The United States Federal Reserve's new round of quantitative easing will drive capital to China and other Asian countries, but China needs to raise interest rates to tighten its monetary policy to tame inflation, economists said Thursday.
The Fed will buy an additional US$600 billion of Treasuries through June in an expansion of a record stimulus. The Federal Open Market Committee kept its benchmark interest rate for overnight inter-bank loans at zero to 0.25 percent, where it has been since December 2008.
The near-zero US interest rates and forecast of a weak US dollar are expected to push liquidity toward countries in the Asia-Pacific. The countries, including China, Singapore, India, Malaysia, South Korea, Vietnam and Australia, have already raised interest rates and increased the interest spread between Asian currencies and the greenback.
China is seen to raise its interest rates once more this year and more rate hikes are likely in 2011 as inflation becomes a priority in monetary policy, economists said yesterday.
"The priority of the People's Bank of China is to curb inflation," said Lu Zhengwei, an Industrial Bank senior economist in Shanghai. "Economic growth concerns faded out and a de facto tightening is to come."
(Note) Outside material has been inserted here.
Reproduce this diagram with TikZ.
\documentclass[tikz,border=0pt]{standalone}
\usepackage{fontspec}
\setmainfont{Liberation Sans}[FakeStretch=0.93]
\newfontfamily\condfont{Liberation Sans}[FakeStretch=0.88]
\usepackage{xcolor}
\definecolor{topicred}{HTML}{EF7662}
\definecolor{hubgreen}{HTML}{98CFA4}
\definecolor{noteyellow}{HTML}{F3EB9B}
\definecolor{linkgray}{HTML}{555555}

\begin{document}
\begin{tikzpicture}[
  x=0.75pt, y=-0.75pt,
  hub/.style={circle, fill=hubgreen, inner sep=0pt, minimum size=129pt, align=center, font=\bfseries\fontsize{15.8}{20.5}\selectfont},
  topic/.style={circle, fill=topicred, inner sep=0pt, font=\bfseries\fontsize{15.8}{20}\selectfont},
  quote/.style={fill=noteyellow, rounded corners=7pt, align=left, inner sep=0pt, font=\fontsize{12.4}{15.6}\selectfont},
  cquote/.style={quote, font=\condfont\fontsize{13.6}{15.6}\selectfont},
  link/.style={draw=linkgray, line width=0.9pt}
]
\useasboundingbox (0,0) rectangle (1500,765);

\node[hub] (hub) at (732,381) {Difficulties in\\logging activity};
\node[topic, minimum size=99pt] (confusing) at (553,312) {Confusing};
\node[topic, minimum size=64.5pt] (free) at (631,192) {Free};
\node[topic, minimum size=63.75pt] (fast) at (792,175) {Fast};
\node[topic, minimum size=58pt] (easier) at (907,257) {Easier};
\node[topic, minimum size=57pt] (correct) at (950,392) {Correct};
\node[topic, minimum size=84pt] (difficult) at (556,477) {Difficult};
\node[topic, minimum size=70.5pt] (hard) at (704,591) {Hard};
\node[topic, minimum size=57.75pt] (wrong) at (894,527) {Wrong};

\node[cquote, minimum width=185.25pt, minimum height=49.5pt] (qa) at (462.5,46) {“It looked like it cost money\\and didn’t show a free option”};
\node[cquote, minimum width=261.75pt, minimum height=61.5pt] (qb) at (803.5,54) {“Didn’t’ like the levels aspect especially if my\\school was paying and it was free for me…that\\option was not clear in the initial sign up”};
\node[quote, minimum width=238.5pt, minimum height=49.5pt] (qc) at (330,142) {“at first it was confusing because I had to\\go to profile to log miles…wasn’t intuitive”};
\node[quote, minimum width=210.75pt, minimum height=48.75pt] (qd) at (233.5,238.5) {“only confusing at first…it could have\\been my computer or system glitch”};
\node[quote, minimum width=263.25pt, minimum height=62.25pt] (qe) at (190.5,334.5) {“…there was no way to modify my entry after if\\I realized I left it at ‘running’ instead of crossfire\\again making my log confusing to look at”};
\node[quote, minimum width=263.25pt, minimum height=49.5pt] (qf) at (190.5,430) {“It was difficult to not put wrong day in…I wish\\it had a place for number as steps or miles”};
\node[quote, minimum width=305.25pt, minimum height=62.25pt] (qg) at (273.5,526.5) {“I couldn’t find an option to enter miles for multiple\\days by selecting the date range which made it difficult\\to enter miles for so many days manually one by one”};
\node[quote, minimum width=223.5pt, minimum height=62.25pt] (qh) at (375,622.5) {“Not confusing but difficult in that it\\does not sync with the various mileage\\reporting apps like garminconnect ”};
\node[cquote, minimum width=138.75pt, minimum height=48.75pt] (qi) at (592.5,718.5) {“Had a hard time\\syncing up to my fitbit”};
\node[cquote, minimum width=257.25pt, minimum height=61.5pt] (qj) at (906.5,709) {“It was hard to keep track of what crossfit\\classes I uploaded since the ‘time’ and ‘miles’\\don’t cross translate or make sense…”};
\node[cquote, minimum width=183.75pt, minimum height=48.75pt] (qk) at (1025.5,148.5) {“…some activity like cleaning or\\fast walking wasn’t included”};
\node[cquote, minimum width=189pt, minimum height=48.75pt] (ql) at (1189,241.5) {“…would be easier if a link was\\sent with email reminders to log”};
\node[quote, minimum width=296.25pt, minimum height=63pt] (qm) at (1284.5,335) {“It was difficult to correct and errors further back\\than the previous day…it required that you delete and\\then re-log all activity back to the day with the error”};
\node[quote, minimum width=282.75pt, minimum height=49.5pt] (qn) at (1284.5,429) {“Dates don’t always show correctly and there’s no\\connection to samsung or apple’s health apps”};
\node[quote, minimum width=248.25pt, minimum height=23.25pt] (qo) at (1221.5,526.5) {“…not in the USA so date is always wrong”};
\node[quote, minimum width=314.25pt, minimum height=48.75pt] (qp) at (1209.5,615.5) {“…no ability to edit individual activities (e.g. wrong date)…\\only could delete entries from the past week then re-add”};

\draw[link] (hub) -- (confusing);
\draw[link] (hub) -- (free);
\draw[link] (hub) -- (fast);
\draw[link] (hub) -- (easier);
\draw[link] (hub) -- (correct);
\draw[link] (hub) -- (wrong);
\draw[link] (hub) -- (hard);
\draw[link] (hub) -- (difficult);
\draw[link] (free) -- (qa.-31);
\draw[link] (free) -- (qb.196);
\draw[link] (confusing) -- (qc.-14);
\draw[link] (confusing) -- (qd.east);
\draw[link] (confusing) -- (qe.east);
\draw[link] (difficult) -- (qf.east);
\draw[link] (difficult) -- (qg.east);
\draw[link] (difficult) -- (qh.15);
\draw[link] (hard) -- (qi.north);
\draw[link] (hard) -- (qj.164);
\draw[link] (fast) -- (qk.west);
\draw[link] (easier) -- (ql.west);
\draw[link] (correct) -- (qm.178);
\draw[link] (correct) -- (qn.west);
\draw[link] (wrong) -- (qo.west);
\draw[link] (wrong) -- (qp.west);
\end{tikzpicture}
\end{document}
Lu said he expects three to four more interest rate increases through next year, each 25 basis points, or 0.25 percentage points.
China surprisingly raised its interest rates on October 20, the first hike in nearly three years to mop up liquidity amid a nearly two-year high inflation of 3.6 percent in September.
The World Bank said on Wednesday that China still needs to further increase interest rates.